Holes: Movie & DVD Review (2003)

9/08/2007 Posted by Admin

Restoring faith in the Hollywood machine

(Originally published 2003)

Imagine directing a movie called "Holes" and realizing that if you didn’t dig deep enough, your movie would be a shallow, inconsequential pit. If the irony didn’t kill you, critics and audiences would.

It’s just that situation director Andrew Davis faced when he signed on to adapt Louis Sachar’s popular, 1998 novel, “Holes,” for the big screen.

Considered a modern-day classic by some, the book not only has a built-in audience of millions but it also has won its share of critical success, such as the National Book Award and the prestigious Newbery Medal--honors that might intimidate even the most confident of directors.

Still, taking a cue from Chris Columbus, who directed the Harry Potter films, Davis nevertheless rose to the challenge, working from Sachar’s own screenplay to come through with a winning adaptation, an entertaining, coming-of-age parable that explores issues of race, injustice, tolerance and love without ever once talking down to its intended audience of young people.

In the film, Shia LeBeouf is Stanley Yelnats, a beleaguered Texas teen saddled with chronic bad luck thanks to the curse Madam Zeroni (Eartha Kitt) placed on his family 150 years ago.

Now, like everyone in the Yelnats clan, Stanley’s life is a calamitous wreck, a fact quickly established in the film's opening moments when he’s accused of stealing a pair baseball cleats and is thus sentenced to 18 months at Camp Green Lake, a desert prison camp for juvenile offenders run by the vicious Warden (Sigourney Weaver), the villainous Mr. Sir (John Voight) and the squirrelly Dr. Pedanski (Tim Blake Nelson).

For the ragtag team of boys doing their time at Camp Green lake, each day is met with the unthankful task of standing in the blistering sun while digging a hole precisely 5 feet deep and 5 feet wide.

Why all the digging? The idea is that hard labor builds character, which these boys need. Still, one suspects there are other, more insidious reasons for the digging, which the film explores by reaching into the past. There, in the Old West, answers are found in the ruinous, interracial affair between Kate Barlow (Patricia Arquette), a white school teacher, and Sam (Dulé Hill), the black onion dealer who comes to love her.

Big on plot and just as big on character, “Holes” is the rare movie that respects its audience, young and old, which is a surprise since it comes from Davis, whose “Collateral Damage” and “Chain Reaction” did neither. The acting is especially strong, particularly from Voight, who plays Mr.

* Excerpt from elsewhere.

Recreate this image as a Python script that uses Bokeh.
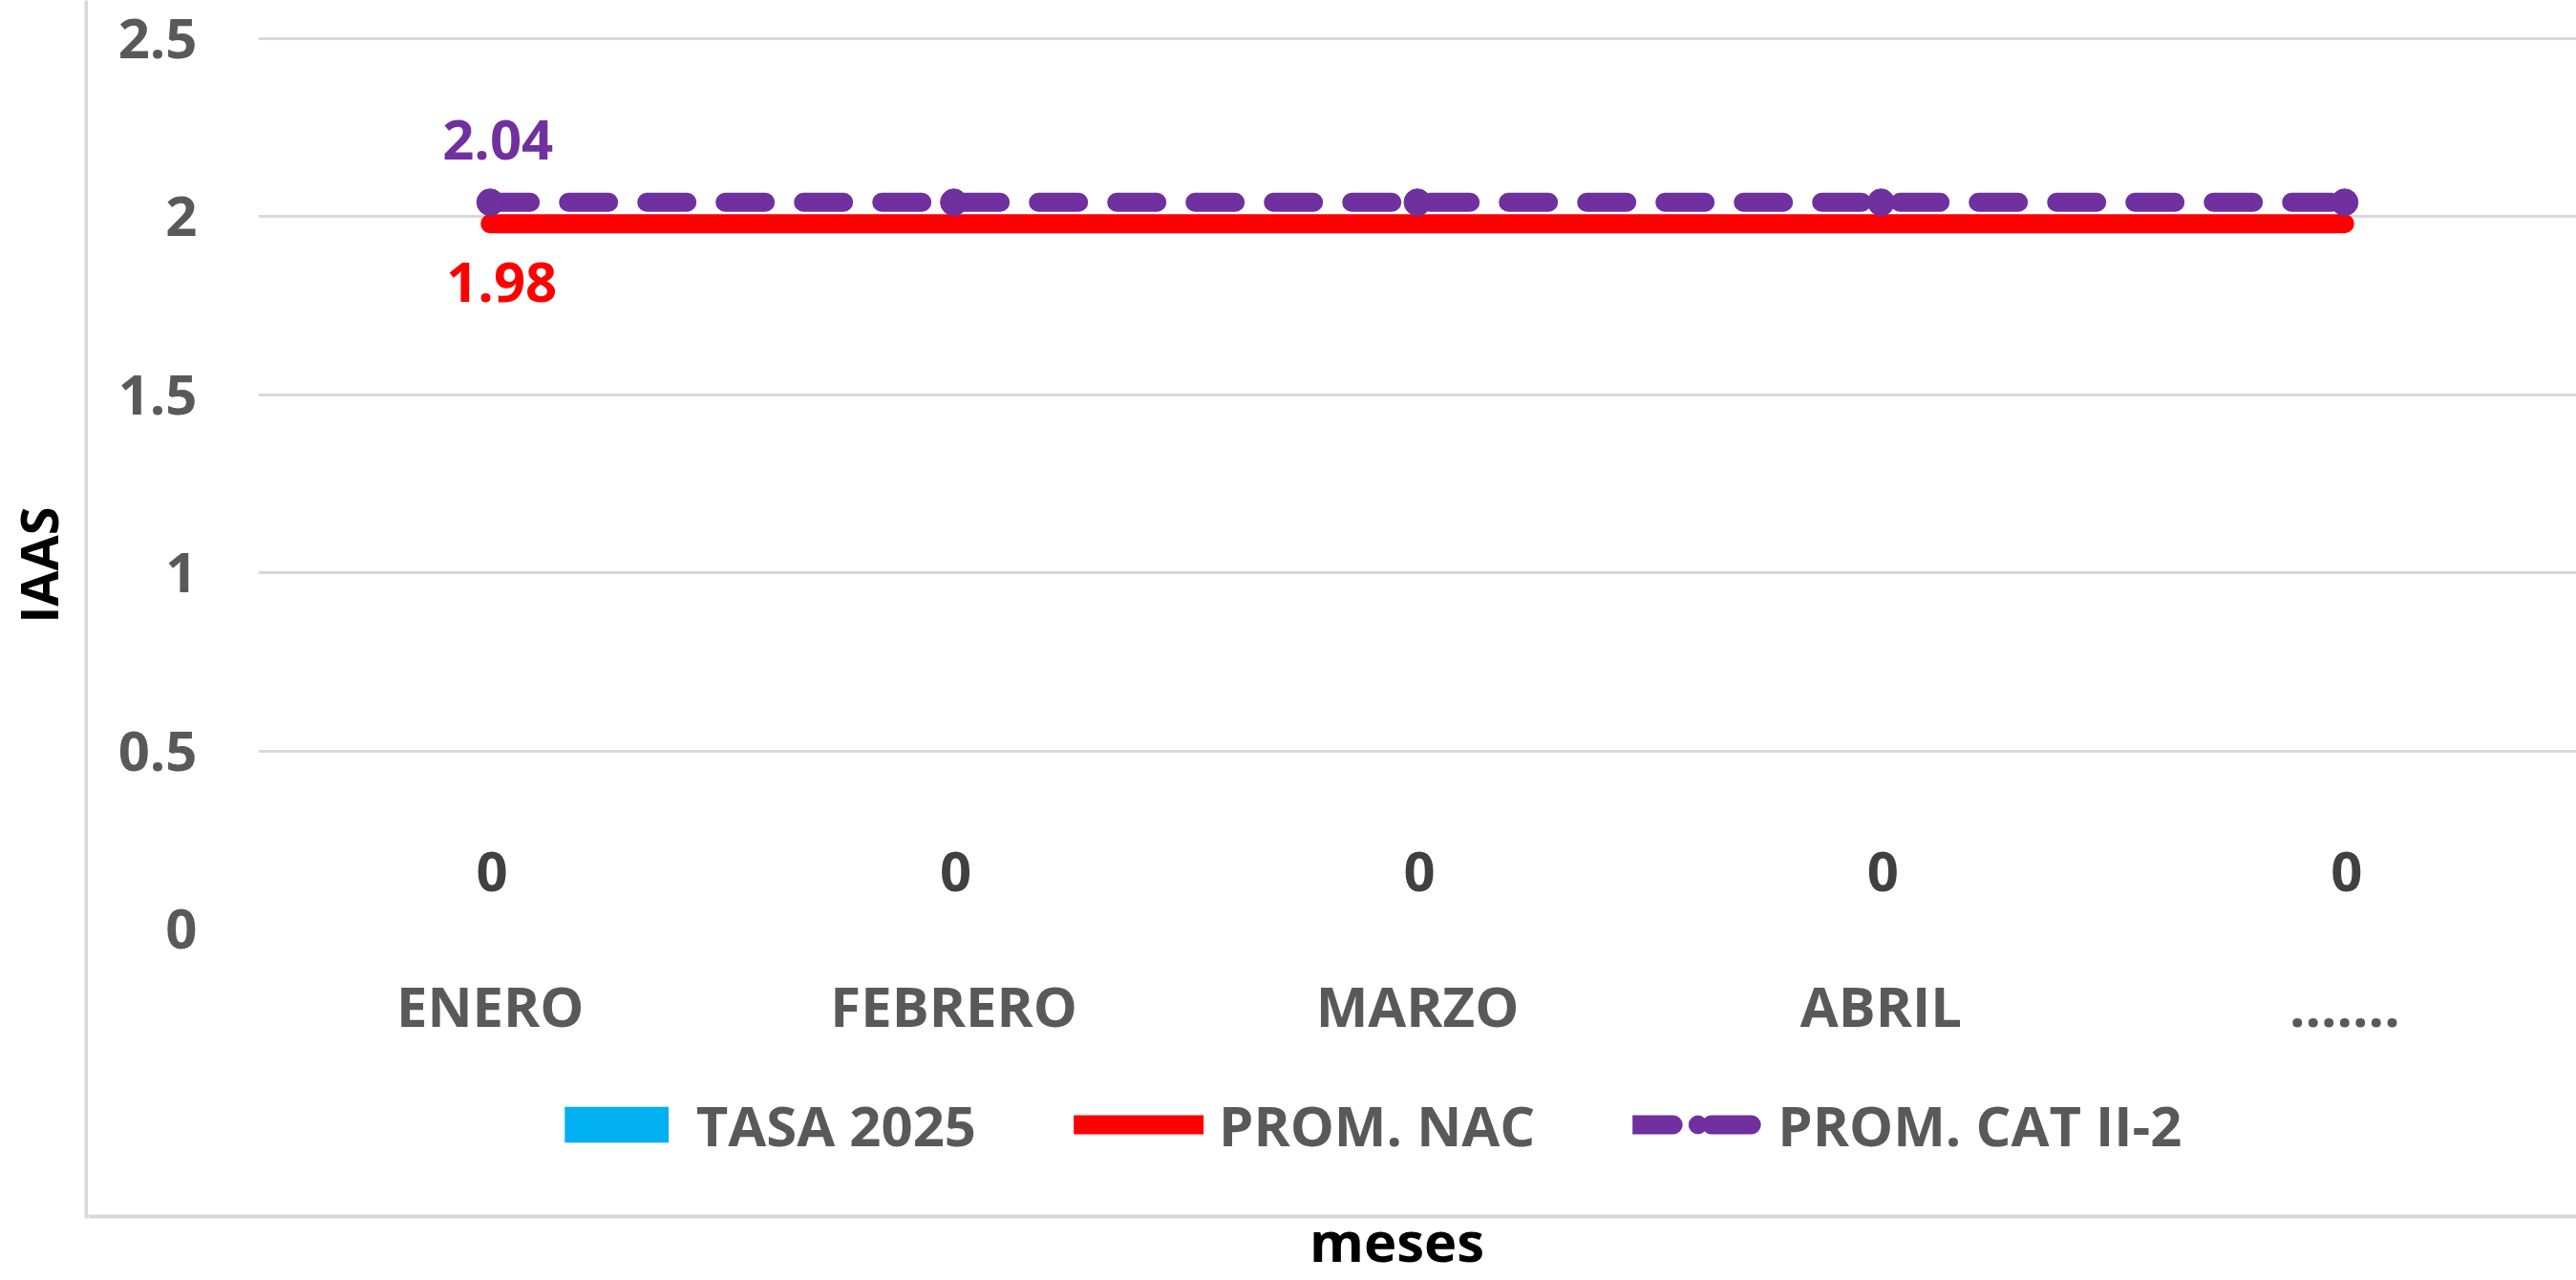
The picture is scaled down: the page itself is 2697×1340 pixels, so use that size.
import math
from bokeh.plotting import figure
from bokeh.layouts import row, column
from bokeh.models import (Legend, LegendItem, FixedTicker, NumeralTickFormatter,
                          ColumnDataSource)
from bokeh.core.properties import value
from bokeh.embed import file_html
from bokeh.resources import INLINE

# ---- data ----
meses = ["ENERO", "FEBRERO", "MARZO", "ABRIL", "......."]
tasa_2025 = [0, 0, 0, 0, 0]
prom_nac = [1.98, 1.98, 1.98, 1.98, 1.98]
prom_cat = [2.04, 2.04, 2.04, 2.04, 2.04]
y_ticks = [0, 0.5, 1, 1.5, 2, 2.5]
series_names = ["TASA 2025", "PROM. NAC", "PROM. CAT II-2"]
y_title = "IAAS"
x_title = "meses"

FONT = "Open Sans"
GRAY = "#595959"
BLUE = "#00B0F0"
RED = "#FF0000"
PURPLE = "#7030A0"
BORDER = "#D9D9D9"

TOTAL_W, TOTAL_H = 2697, 1340
LEFT_W = 92            # strip: y title + chart-area left border
MAIN_W = TOTAL_W - LEFT_W
MAIN_H = 1100          # plot frame + category axis
LEG_H = 154            # legend strip
BOTTOM_H = TOTAL_H - MAIN_H - LEG_H   # chart-area bottom border + x title

# ---- main chart ----
p = figure(x_range=meses, y_range=(0, 2.51), width=MAIN_W, height=MAIN_H,
           output_backend="svg", toolbar_location=None,
           min_border_left=178, min_border_top=36, min_border_right=0,
           min_border_bottom=128, frame_align=False)
p.outline_line_color = None

src = ColumnDataSource(dict(x=meses, tasa=tasa_2025, nac=prom_nac, cat=prom_cat,
                            tasa_lbl=["%g" % v for v in tasa_2025]))

bar_style = dict(fill_color=BLUE, line_color=None)
red_style = dict(line_color=RED, line_width=20, line_cap="round")
pur_style = dict(line_color=PURPLE, line_width=20, line_cap="round", line_dash="42 40")
pt_style = dict(size=28, color=PURPLE)

p.vbar(x="x", top="tasa", width=0.5, source=src, **bar_style)
p.line(x="x", y="nac", source=src, **red_style)
p.line(x="x", y="cat", source=src, **pur_style)
p.scatter(x="x", y="cat", source=src, **pt_style)

# data labels
lbl = dict(text_align="center", text_baseline="middle", text_font=value(FONT),
           text_font_style="bold", text_font_size="58px")
p.text(x="x", y="tasa", text="tasa_lbl", source=src, x_offset=2, y_offset=-60,
       text_color="#404040", **lbl)
first = ColumnDataSource(dict(x=meses[:1], nac=prom_nac[:1], cat=prom_cat[:1],
                              nac_lbl=["%g" % v for v in prom_nac[:1]],
                              cat_lbl=["%g" % v for v in prom_cat[:1]]))
p.text(x="x", y="cat", text="cat_lbl", source=first, x_offset=8, y_offset=-65,
       text_color=PURPLE, **lbl)
p.text(x="x", y="nac", text="nac_lbl", source=first, x_offset=12, y_offset=61,
       text_color=RED, **lbl)

# axes
p.yaxis.ticker = FixedTicker(ticks=y_ticks)
p.yaxis.formatter = NumeralTickFormatter(format="0.[0]")
for ax in (p.xaxis[0], p.yaxis[0]):
    ax.axis_line_color = None
    ax.major_tick_line_color = None
    ax.minor_tick_line_color = None
    ax.major_tick_out = 0
    ax.major_tick_in = 0
    ax.major_label_text_font = FONT
    ax.major_label_text_font_style = "bold"
    ax.major_label_text_font_size = "58px"
    ax.major_label_text_color = GRAY
p.yaxis.major_label_standoff = 64
p.xaxis.major_label_standoff = 40

p.xgrid.grid_line_color = None
p.ygrid.ticker = FixedTicker(ticks=y_ticks)
p.ygrid.grid_line_color = BORDER
p.ygrid.grid_line_width = 3

# ---- left strip: y title + chart-area left border ----
fl = figure(width=LEFT_W, height=TOTAL_H, x_range=(0, LEFT_W), y_range=(TOTAL_H, 0),
            output_backend="svg", toolbar_location=None,
            x_axis_type=None, y_axis_type=None, min_border=0, frame_align=False)
fl.outline_line_color = None
fl.grid.visible = False
fl.segment(x0=[90], y0=[-10], x1=[90], y1=[1275], line_color=BORDER, line_width=4)
fl.text(x=[39], y=[591], text=[y_title], angle=math.pi / 2, text_align="center",
        text_baseline="middle", text_font=value(FONT), text_font_style="bold",
        text_font_size="54px", text_color="black")

# ---- legend strip (legend proxies share the series styles, hidden) ----
fg = figure(width=MAIN_W, height=LEG_H, x_range=(0, 1), y_range=(0, 1),
            output_backend="svg", toolbar_location=None,
            x_axis_type=None, y_axis_type=None, min_border=0,
            min_border_left=72, frame_align=False)
fg.outline_line_color = None
fg.grid.visible = False
proxy = ColumnDataSource(dict(x=[0], y=[0]))
lg_bar = fg.vbar(x="x", top="y", width=1, source=proxy, visible=False, **bar_style)
lg_red = fg.line(x="x", y="y", source=proxy, visible=False, **red_style)
lg_pur = fg.line(x="x", y="y", source=proxy, visible=False, **pur_style)
lg_pts = fg.scatter(x="x", y="y", source=proxy, visible=False, **pt_style)
legend = Legend(items=[LegendItem(label=series_names[0], renderers=[lg_bar]),
                       LegendItem(label=series_names[1], renderers=[lg_red]),
                       LegendItem(label=series_names[2], renderers=[lg_pur, lg_pts])],
                orientation="horizontal", location="center",
                glyph_width=136, glyph_height=47, label_standoff=16, spacing=102,
                padding=0, margin=0, border_line_color=None,
                background_fill_alpha=0,
                label_text_font=FONT, label_text_font_style="bold",
                label_text_font_size="58px", label_text_color=GRAY)
fg.add_layout(legend)

# ---- bottom strip: chart-area bottom border + x title ----
fb = figure(width=MAIN_W, height=BOTTOM_H, x_range=(0, MAIN_W), y_range=(BOTTOM_H, 0),
            output_backend="svg", toolbar_location=None,
            x_axis_type=None, y_axis_type=None, min_border=0, frame_align=False)
fb.outline_line_color = None
fb.grid.visible = False
fb.segment(x0=[-10], y0=[19], x1=[MAIN_W + 10], y1=[19], line_color=BORDER, line_width=4)
fb.text(x=[1370], y=[44], text=[x_title], text_align="center", text_baseline="middle",
        text_font=value(FONT), text_font_style="bold", text_font_size="58px",
        text_color="black")

layout = row(fl, column(p, fg, fb, spacing=0), spacing=0)
open("out.html", "w").write(file_html(layout, INLINE))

Sir with the sort boozy, menacing leer that suggests his liver is harboring a nest of tequila worms, and also from Weaver, who manages to be sexy and repellent with the mere flip of her unruly hair.

Complex and dark, the storylines crisscrossing each other with the speed of one of Mr. Sir’s bullets, “Holes” is sometimes too dense for its own good and its ending is especially pat, but those are minor pitfalls in a movie that does so many things right, it goes a long way in restoring faith in the Hollywood machine that created it.